Tools like Pandas make these tasks more manageable by providing efficient functions for data manipulation.
Outlier detection is another critical part of preprocessing. Outliers can disproportionately influence prediction results.
Techniques such as IQR (Interquartile Range) or Z-score methods can help identify and manage them effectively.
Handling Non-Numerical Data
Non-numerical data requires special attention to be used in machine learning models.
Categorical variables can be converted using techniques like one-hot encoding, which creates binary columns for each category, allowing the model to process them.
If there are ordinal variables, maintaining order while encoding is crucial. This can be done using label encoding where categories are converted to numerical values while preserving the hierarchy of the data.
Text data can be processed using text vectorization methods like TF-IDF or word embeddings. These methods transform text into numerical vectors, enabling the integration of qualitative data into quantitative analysis.
These steps are vital for preparing a dataset that a robust Elastic Net model can use effectively.
Frequently Asked Questions
Elastic Net is a powerful tool in regression modeling, combining the benefits of Lasso and Ridge techniques. It helps in scenarios with multicollinearity and improves model prediction accuracy. The following questions address common queries about Elastic Net.
How does Elastic Net combine the properties of Lasso and Ridge regression?
Elastic Net regression blends Lasso’s L1 penalty and Ridge’s L2 penalty. This allows it to perform feature selection by shrinking coefficients to zero while also managing multicollinearity among features. This combination leads to more stable and interpretable models.
What are the primary advantages of using Elastic Net over other regularization methods?

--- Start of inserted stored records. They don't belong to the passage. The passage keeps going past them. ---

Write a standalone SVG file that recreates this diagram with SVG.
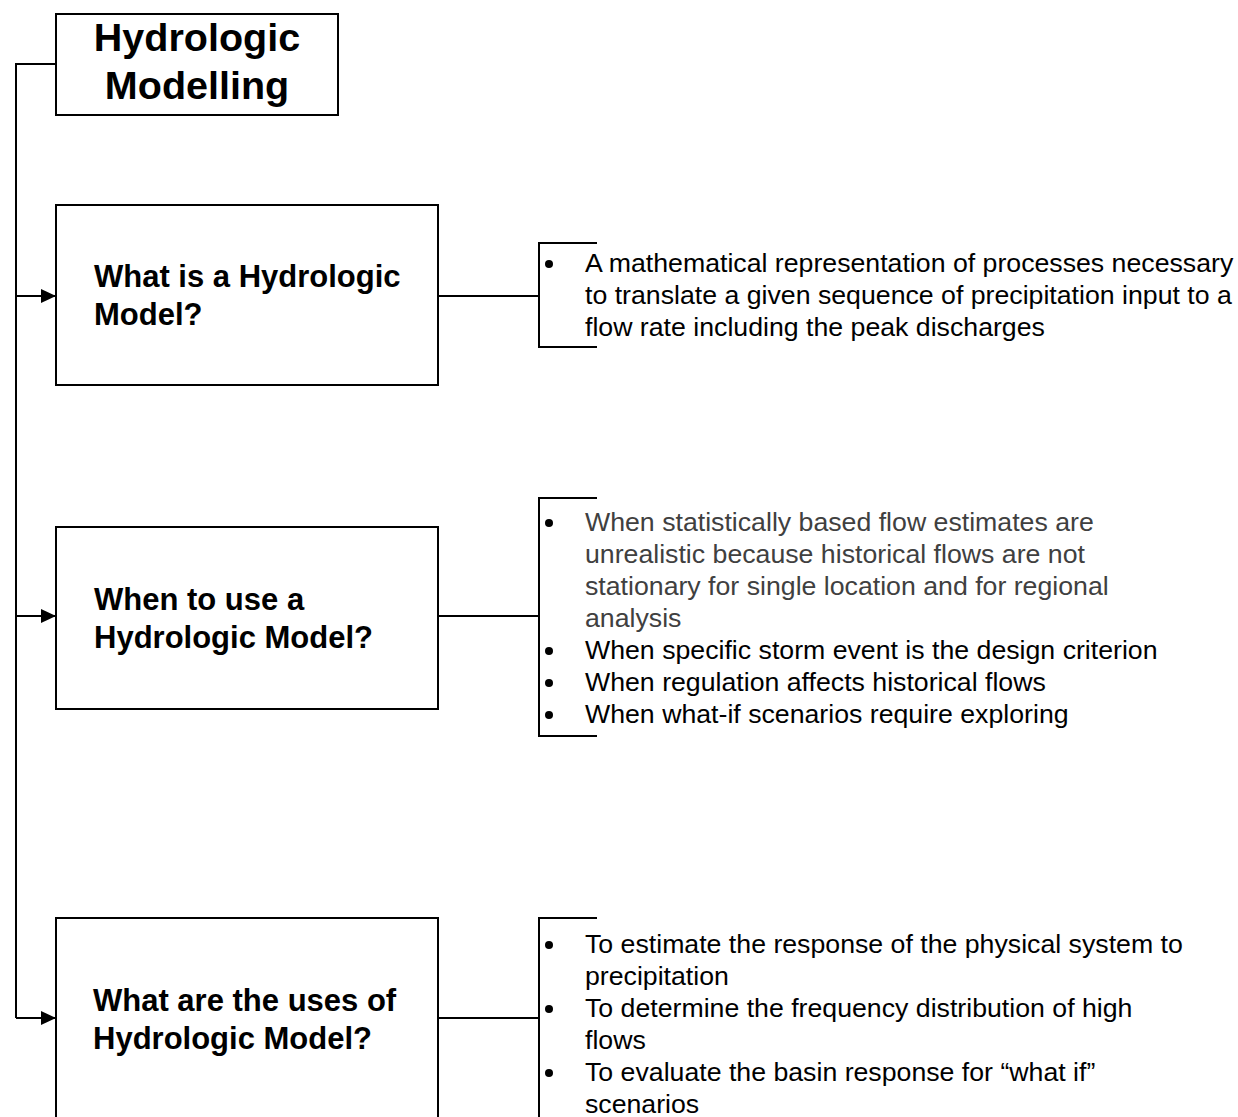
<svg xmlns="http://www.w3.org/2000/svg" width="1238" height="1117" viewBox="0 0 1238 1117">
  <style>
    .box { fill: #ffffff; stroke: #000000; stroke-width: 2; }
    .wire { fill: none; stroke: #000000; stroke-width: 2; }
    .bracket { fill: none; stroke: #000000; stroke-width: 2; }
    .title { font-family: "Liberation Sans", Arial, sans-serif; font-weight: bold; font-size: 39.5px; fill: #000000; }
    .label { font-family: "Liberation Sans", Arial, sans-serif; font-weight: bold; font-size: 31px; fill: #000000; }
    .item { font-family: "Liberation Sans", Arial, sans-serif; font-size: 26.7px; fill: #000000; }
    .item.soft { fill: #404040; }
    .dot { fill: #000000; }
  </style>
  <defs>
    <marker id="arrow" markerUnits="userSpaceOnUse" markerWidth="16" markerHeight="16" refX="15" refY="7" orient="auto">
      <path d="M0,0 L15,7 L0,14 Z" fill="#000000"/>
    </marker>
  </defs>

  <rect width="1238" height="1117" fill="#ffffff"/>

  <!-- connectors -->
  <g id="connectors">
    <path class="wire" d="M56,64 H16 V1018"/>
    <path class="wire" d="M16,296 H56" marker-end="url(#arrow)"/>
    <path class="wire" d="M16,616 H56" marker-end="url(#arrow)"/>
    <path class="wire" d="M16,1018 H56" marker-end="url(#arrow)"/>
    <path class="wire" d="M438,296 H539"/>
    <path class="wire" d="M438,616 H539"/>
    <path class="wire" d="M438,1018 H539"/>
  </g>

  <!-- root node -->
  <g id="node-root">
    <rect class="box" x="56" y="14" width="282" height="101"/>
    <text class="title" x="197" y="51" text-anchor="middle">Hydrologic</text>
    <text class="title" x="197" y="99" text-anchor="middle">Modelling</text>
  </g>

  <!-- question nodes -->
  <g id="node-what">
    <rect class="box" x="56" y="205" width="382" height="180"/>
    <text class="label" x="94" y="287">What is a Hydrologic</text>
    <text class="label" x="94" y="325">Model?</text>
  </g>

  <g id="node-when">
    <rect class="box" x="56" y="527" width="382" height="182"/>
    <text class="label" x="94" y="610">When to use a</text>
    <text class="label" x="94" y="648">Hydrologic Model?</text>
  </g>

  <g id="node-uses">
    <rect class="box" x="56" y="918" width="382" height="210"/>
    <text class="label" x="93" y="1011">What are the uses of</text>
    <text class="label" x="93" y="1049">Hydrologic Model?</text>
  </g>

  <!-- answer lists -->
  <g id="list-what">
    <path class="bracket" d="M597,243 H539 V347 H597"/>
    <circle class="dot" cx="549" cy="264" r="4"/>
    <text class="item" x="585" y="272">A mathematical representation of processes necessary</text>
    <text class="item" x="585" y="304">to translate a given sequence of precipitation input to a</text>
    <text class="item" x="585" y="336">flow rate including the peak discharges</text>
  </g>

  <g id="list-when">
    <path class="bracket" d="M597,498 H539 V736 H597"/>
    <circle class="dot" cx="549" cy="523" r="4"/>
    <circle class="dot" cx="549" cy="651" r="4"/>
    <circle class="dot" cx="549" cy="683" r="4"/>
    <circle class="dot" cx="549" cy="715" r="4"/>
    <text class="item soft" x="585" y="531">When statistically based flow estimates are</text>
    <text class="item soft" x="585" y="563">unrealistic because historical flows are not</text>
    <text class="item soft" x="585" y="595">stationary for single location and for regional</text>
    <text class="item soft" x="585" y="627">analysis</text>
    <text class="item" x="585" y="659">When specific storm event is the design criterion</text>
    <text class="item" x="585" y="691">When regulation affects historical flows</text>
    <text class="item" x="585" y="723">When what-if scenarios require exploring</text>
  </g>

  <g id="list-uses">
    <path class="bracket" d="M597,918 H539 V1130"/>
    <circle class="dot" cx="549" cy="945" r="4"/>
    <circle class="dot" cx="549" cy="1009" r="4"/>
    <circle class="dot" cx="549" cy="1073" r="4"/>
    <text class="item" x="585" y="953">To estimate the response of the physical system to</text>
    <text class="item" x="585" y="985">precipitation</text>
    <text class="item" x="585" y="1017">To determine the frequency distribution of high</text>
    <text class="item" x="585" y="1049">flows</text>
    <text class="item" x="585" y="1081">To evaluate the basin response for “what if”</text>
    <text class="item" x="585" y="1113">scenarios</text>
  </g>
</svg>
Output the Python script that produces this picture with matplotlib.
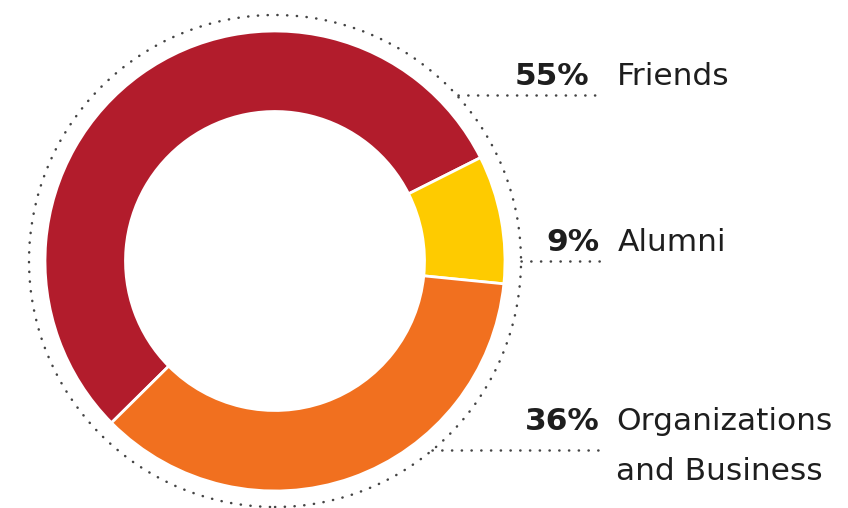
import matplotlib.pyplot as plt
from matplotlib.patches import Circle

# chart data
labels = ["Friends", "Alumni", "Organizations", "and Business"]
shares = [55, 9, 36]
pct_text = ["55%", "9%", "36%"]
colors = ["#B21C2C", "#FECB00", "#F1701F"]

W, H = 848, 508

fig = plt.figure(figsize=(W / 100, H / 100), dpi=100)
ax = fig.add_axes([0, 0, 1, 1])

# pixel y from top -> data y
def py(y):
    return H - y

cx, cy = 275, py(261)
R = 230

ax.pie(shares, colors=colors, startangle=224.7, counterclock=False,
       center=(cx, cy), radius=R, frame=True,
       wedgeprops=dict(width=R * 0.35, edgecolor="white", linewidth=2))
ax.set_xlim(0, W)
ax.set_ylim(0, H)
ax.set_aspect("equal")
ax.axis("off")

dot_style = (0, (0.1, 3.8))
dot_col = "#444444"

# dotted ring around the donut
ring = Circle((cx, cy), 246, fill=False, edgecolor=dot_col, linewidth=1.8,
              linestyle=dot_style, capstyle="round")
ax.add_patch(ring)

# leader lines: (y of line, x start, x end)
leaders = [(95, 458, 596), (261, 521, 600), (450, 432, 600)]
for y, x0, x1 in leaders:
    ax.plot([x0, x1], [py(y), py(y)], color=dot_col, lw=1.8,
            linestyle=dot_style, dash_capstyle="round")

# text positions: (x right of pct, x of name, baseline y)
text_pos = [(589, 617, 85), (600, 618, 251), (600, 616, 430)]
fs = 22.5
for (xp, xn, yb), p, name in zip(text_pos, pct_text, labels):
    ax.text(xp, py(yb), p, ha="right", va="baseline", fontsize=fs,
            fontweight="bold", color="#1e1e1e", family="DejaVu Sans")
    ax.text(xn, py(yb), name, ha="left", va="baseline", fontsize=fs,
            color="#1e1e1e", family="DejaVu Sans")
# second line of the last label
ax.text(616, py(480), labels[3], ha="left", va="baseline", fontsize=fs,
        color="#1e1e1e", family="DejaVu Sans")

fig.savefig("out.png", dpi=100)
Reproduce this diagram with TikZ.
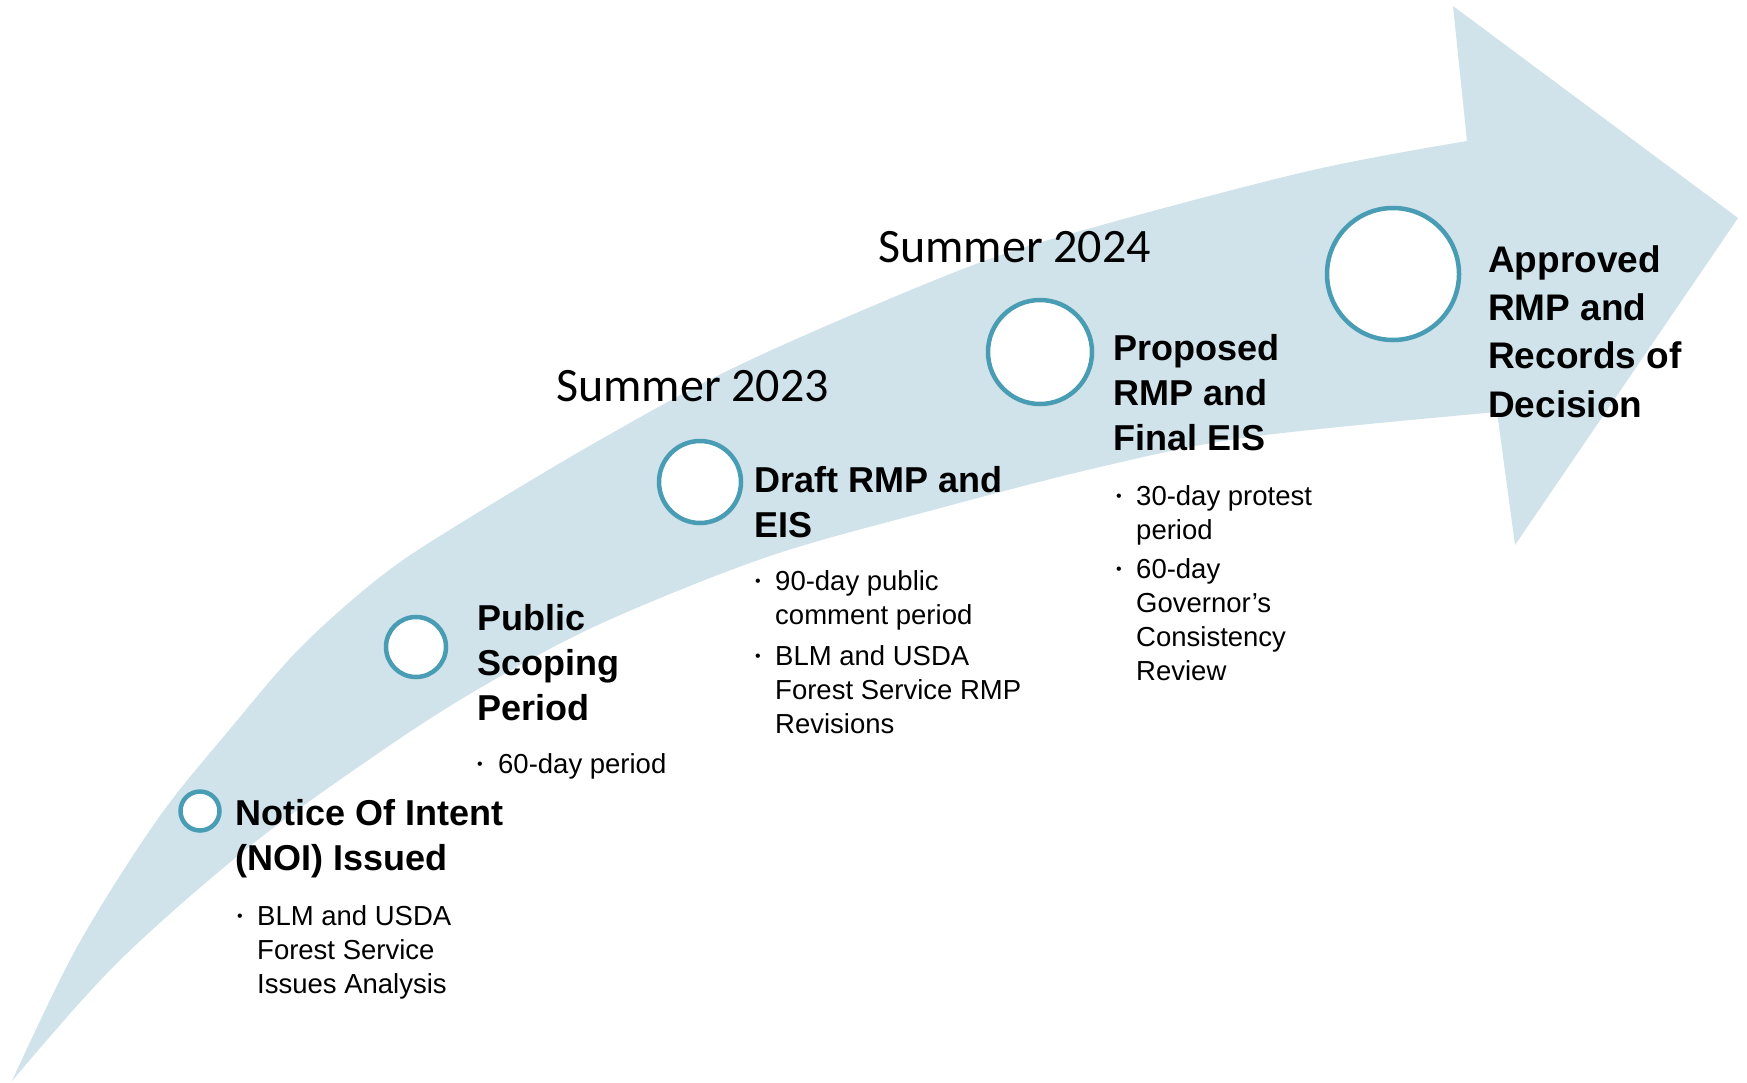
\documentclass[tikz,border=0pt]{standalone}
\usepackage{fontspec}
\setmainfont{Liberation Sans}
\newfontfamily\calfont{Carlito}
\definecolor{arrowblue}{RGB}{208,226,234}
\definecolor{ringblue}{RGB}{72,156,180}
\begin{document}
\begin{tikzpicture}[x=1pt,y=-1pt,
  arrowfill/.style={fill=arrowblue},
  ringnode/.style={circle, draw=ringblue, line width=4.5pt, fill=white, inner sep=0pt},
  ttl/.style={anchor=base west, align=left, inner sep=0pt, font=\fontsize{36}{45}\selectfont\bfseries},
  bodytxt/.style={anchor=base west, align=left, inner sep=0pt, font=\fontsize{27.5}{34}\selectfont},
  bullt/.style={anchor=base west, inner sep=0pt, font=\fontsize{16}{16}\selectfont},
  seasontxt/.style={anchor=base west, inner sep=0pt, font=\calfont\fontsize{48}{48}\selectfont}]
\useasboundingbox (0,0) rectangle (1747,1082);
% big curved arrow
\fill[arrowfill] plot[smooth, tension=0.55] coordinates {(12,1081) (77,947) (157,820) (230,729) (300,648) (380,577) (456,526) (605,437) (750,360) (968,267) (1102,225) (1313,170) (1467,141)}
  -- (1453,6) -- (1738,218) -- (1515,545) -- (1497,412)
  -- plot[smooth, tension=0.55] coordinates {(1497,412) (1250,437) (1100,467) (933,510) (767,557) (600,624) (480,688) (380,752) (250,846) (117,963) (12,1081)} -- cycle;
% rings
\node[ringnode, minimum size=39pt] (c1) at (200,811) {};
\node[ringnode, minimum size=60pt] (c2) at (416,647) {};
\node[ringnode, minimum size=82pt] (c3) at (700,482) {};
\node[ringnode, minimum size=104pt] (c4) at (1040,352) {};
\node[ringnode, minimum size=132pt] (c5) at (1393,274) {};
% seasons
\node[seasontxt] (s1) at (556,401) {Summer 2023};
\node[seasontxt] (s2) at (878,262) {Summer 2024};
% step 1 (base anchor = baseline of last line)
\node[ttl] (t1) at (235,870) {Notice Of Intent\\(NOI) Issued};
\node[bullt] (b1d) at (237,921) {•};
\node[bodytxt] (b1) at (257,993) {BLM and USDA\\Forest Service\\Issues Analysis};
% step 2
\node[ttl] (t2) at (477,720) {Public\\Scoping\\Period};
\node[bullt] (b2d) at (477,769) {•};
\node[bodytxt] (b2) at (498,773) {60-day period};
% step 3
\node[ttl] (t3) at (754,537) {Draft RMP and\\EIS};
\node[bullt] (b3ad) at (755,586) {•};
\node[bodytxt] (b3a) at (775,624) {90-day public\\comment period};
\node[bullt] (b3bd) at (755,661) {•};
\node[bodytxt] (b3b) at (775,733) {BLM and USDA\\Forest Service RMP\\Revisions};
% step 4
\node[ttl] (t4) at (1113,450) {Proposed\\RMP and\\Final EIS};
\node[bullt] (b4ad) at (1116,501) {•};
\node[bodytxt] (b4a) at (1136,539) {30-day protest\\period};
\node[bullt] (b4bd) at (1116,574) {•};
\node[bodytxt] (b4b) at (1136,680) {60-day\\Governor’s\\Consistency\\Review};
% step 5
\node[ttl, font=\fontsize{37}{48.3}\selectfont\bfseries] (t5) at (1488,417) {Approved\\RMP and\\Records of\\Decision};
\end{tikzpicture}
\end{document}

Elastic Net is particularly useful when dealing with datasets that have many correlated features. It combines the strengths of Lasso, which performs feature selection, and Ridge, which handles multicollinearity, making it a flexible choice for complex datasets.
How does the ‘alpha’ parameter in Elastic Net influence the model’s complexity?
The ‘alpha’ parameter controls the trade-off between Lasso and Ridge penalties. A higher alpha increases the influence of the penalties, leading to more regularization. By adjusting alpha, users can tailor the level of regularization, impacting the model’s complexity and performance.
In which situations is Elastic Net the preferred choice for feature selection?
Elastic Net is ideal when the dataset has many highly correlated variables or when the number of predictors surpasses the number of observations. This method helps in creating a more accurate and consistent model by selecting only relevant features and managing multicollinearity.
Can you explain the objective function optimized by Elastic Net regularization?
Elastic Net optimizes an objective function that combines the L1 and L2 penalties. The function minimizes the residual sum of squares, adding a penalty proportional to a mix of absolute and squared values of the coefficients. This mix is controlled by the ‘alpha’ parameter and helps balance feature selection and regularization strength.
How do you interpret the results obtained from an Elastic Net regression model?
When interpreting an Elastic Net model, pay attention to the coefficients, as they indicate the importance of each feature.
Features with non-zero coefficients are considered to have a significant impact. The magnitude and sign of these coefficients help in understanding the relationship between predictors and the outcome.